Pound May Climb to $1.80 in 2011 on Better Growth, Barclays Says

The pound may rise to $1.80 by the end of 2011 as higher inflation and lower debt boost the U.K. economy while rising oil prices hamper growth in the U.S., according to Barclays Plc.

The pound may rally against the dollar to a level last reached in September 2008 as the U.K. economic recovery accelerates faster than that of the U.S., Paul Robinson, head of European currency strategy at Barclays in London, wrote in a note to clients yesterday. The pound is one of the most undervalued among the Group of 10 currencies, according to Bloomberg data.

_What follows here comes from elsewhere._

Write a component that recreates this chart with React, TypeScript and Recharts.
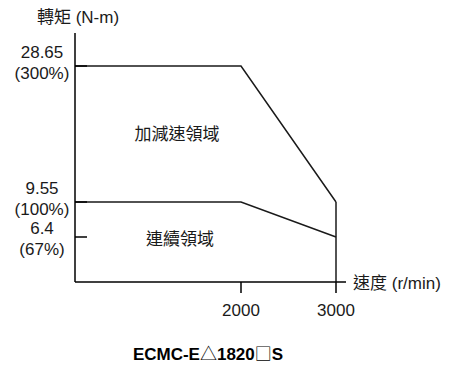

“The U.K.’s longer-term issues are being addressed more quickly and, in our view, more convincingly, than those in the U.S.,” Robinson wrote. “Oil prices may become a more important factor in 2011, and we think the past relationship with the U.S. dollar will persist.” He didn’t respond to the phone call seeking further comment.

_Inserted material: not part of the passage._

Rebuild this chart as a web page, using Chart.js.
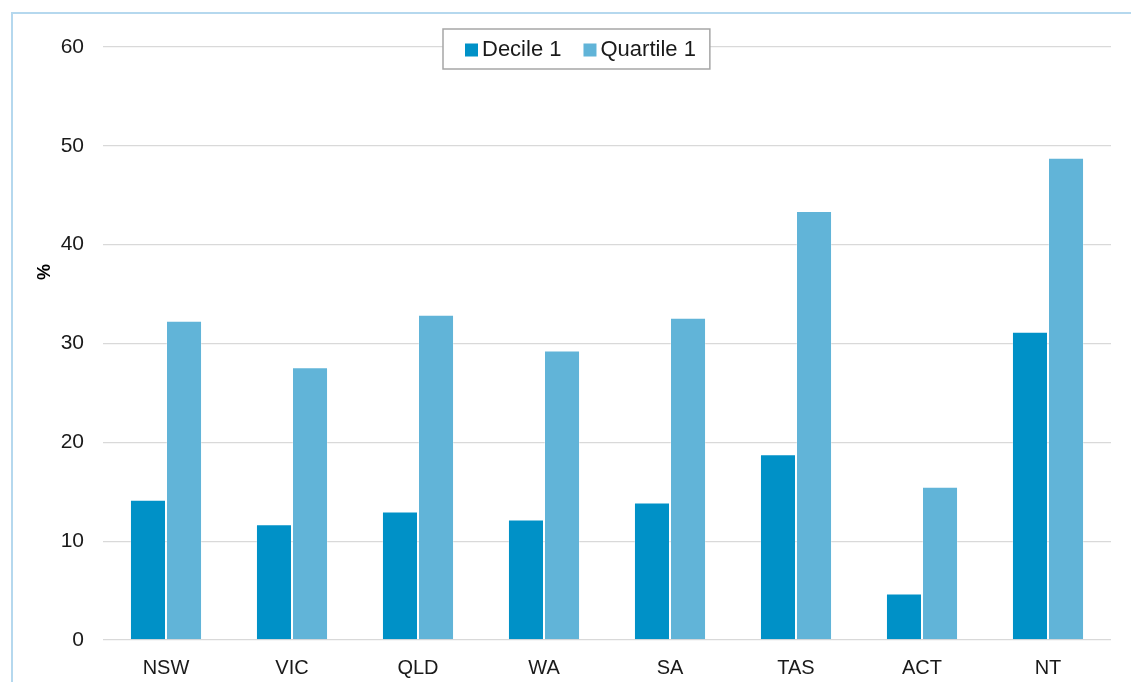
<!DOCTYPE html>
<html>
<head>
<meta charset="utf-8">
<script src="https://cdn.jsdelivr.net/npm/chart.js@4/dist/chart.umd.min.js"></script>
<style>
  html, body { margin: 0; padding: 0; background: #fff; }
  #wrap { width: 1131px; height: 682px; position: relative; }
</style>
</head>
<body>
<div id="wrap"><canvas id="chart"></canvas></div>
<script>
var categories = ["NSW", "VIC", "QLD", "WA", "SA", "TAS", "ACT", "NT"];
var decile1 = [14.2, 11.7, 13.0, 12.2, 13.9, 18.8, 4.7, 31.2];
var quartile1 = [32.3, 27.6, 32.9, 29.3, 32.6, 43.4, 15.5, 48.8];
var yTicks = [0, 10, 20, 30, 40, 50, 60];

var FONT = "'Liberation Sans', Arial, sans-serif";

// light blue frame round the chart, cut off at right and bottom
// plus the "%" axis label, which sits above the middle of the axis
var framePlugin = {
  id: "frame",
  beforeDraw: function (chart) {
    var ctx = chart.ctx;
    ctx.save();
    ctx.strokeStyle = "#b5d8ee";
    ctx.lineWidth = 2;
    ctx.strokeRect(12, 13, 1140, 700);
    ctx.translate(45, 272);
    ctx.rotate(-Math.PI / 2);
    ctx.font = "bold 18px " + FONT;
    ctx.fillStyle = "#000";
    ctx.textAlign = "center";
    ctx.textBaseline = "middle";
    ctx.fillText("%", 0, 0);
    ctx.restore();
  }
};

// boxed legend sitting over the top gridline
var boxLegend = {
  id: "boxLegend",
  afterDraw: function (chart) {
    var ctx = chart.ctx;
    var sets = chart.data.datasets;
    ctx.save();
    ctx.font = "22px " + FONT;
    var items = sets.map(function (d) { return { d: d, w: ctx.measureText(d.label).width }; });
    var box = 13, gap = 4, between = 22, padL = 22, padR = 14;
    var total = padL + padR;
    items.forEach(function (it, i) { total += box + gap + it.w + (i ? between : 0); });
    var x0 = 443, y0 = 29, h = 40;
    ctx.fillStyle = "#fff";
    ctx.fillRect(x0, y0, total, h);
    ctx.strokeStyle = "#a6a6a6";
    ctx.lineWidth = 1.5;
    ctx.strokeRect(x0, y0, total, h);
    var x = x0 + padL, cy = y0 + h / 2;
    items.forEach(function (it, i) {
      if (i) x += between;
      ctx.fillStyle = it.d.backgroundColor;
      ctx.fillRect(x, cy - box / 2 + 1, box, box);
      x += box + gap;
      ctx.fillStyle = "#1a1a1a";
      ctx.textBaseline = "middle";
      ctx.fillText(it.d.label, x, cy + 1);
      x += it.w;
    });
    ctx.restore();
  }
};

new Chart(document.getElementById("chart"), {
  type: "bar",
  data: {
    labels: categories,
    datasets: [
      { label: "Decile 1", data: decile1, backgroundColor: "#0091c7", borderColor: "rgba(255,255,255,0.3)", borderWidth: 1 },
      { label: "Quartile 1", data: quartile1, backgroundColor: "#61b4d8", borderColor: "rgba(255,255,255,0.3)", borderWidth: 1 }
    ]
  },
  options: {
    responsive: true,
    maintainAspectRatio: false,
    animation: false,
    layout: { padding: { left: 35, right: 20, top: 47, bottom: -14 } },
    datasets: { bar: { categoryPercentage: 0.572, barPercentage: 1 } },
    plugins: { legend: { display: false }, tooltip: { enabled: false } },
    scales: {
      x: {
        grid: { display: false, drawTicks: false },
        border: { display: false },
        ticks: { color: "#1a1a1a", padding: 16, font: { family: FONT, size: 20 } }
      },
      y: {
        min: 0,
        max: 60,
        afterBuildTicks: function (scale) {
          scale.ticks = yTicks.map(function (v) { return { value: v }; });
        },
        afterFit: function (scale) { scale.width = 68; },
        grid: { color: "#d9d9d9", lineWidth: 1.3, drawTicks: false },
        border: { display: false },
        ticks: { color: "#1a1a1a", padding: 19, font: { family: FONT, size: 21 } }
      }
    }
  },
  plugins: [framePlugin, boxLegend]
});
</script>
</body>
</html>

The pound has dropped 18 percent since the start of 2008, when the world’s deepest recession since World War II took hold. It rose 0.6 percent to $1.5632 at 4:30 p.m. yesterday in New York.

U.K. Prime Minister David Cameron’s coalition government in October introduced the nation’s biggest spending cuts in 65 years. In the U.S., the Senate has approved tax cuts that will widen the budget deficit. The nation reported on Oct. 15 its second-largest annual budget deficit, $1.29 trillion, for the fiscal year ended Sept. 30.

Price Pace

U.K. inflation accelerated to a 3.3 percent annual rate in November, the ninth month above the government’s 3 percent upper limit, as food and clothing costs climbed. The consumer-price index in the U.S. climbed 1.1 percent at an annual rate in November, matching the median forecast by economists in a Bloomberg survey.

The price of crude oil has gained 11 percent so far this year.

Investors shouldn’t buy the pound versus the dollar yet, as sovereign-debt concern in Europe may spread to the U.K. and weigh on the pound, Robinson wrote.

“The problems facing the euro area’s periphery may weaken the euro and, by extension, the pound against the dollar in the short run,” Robinson wrote.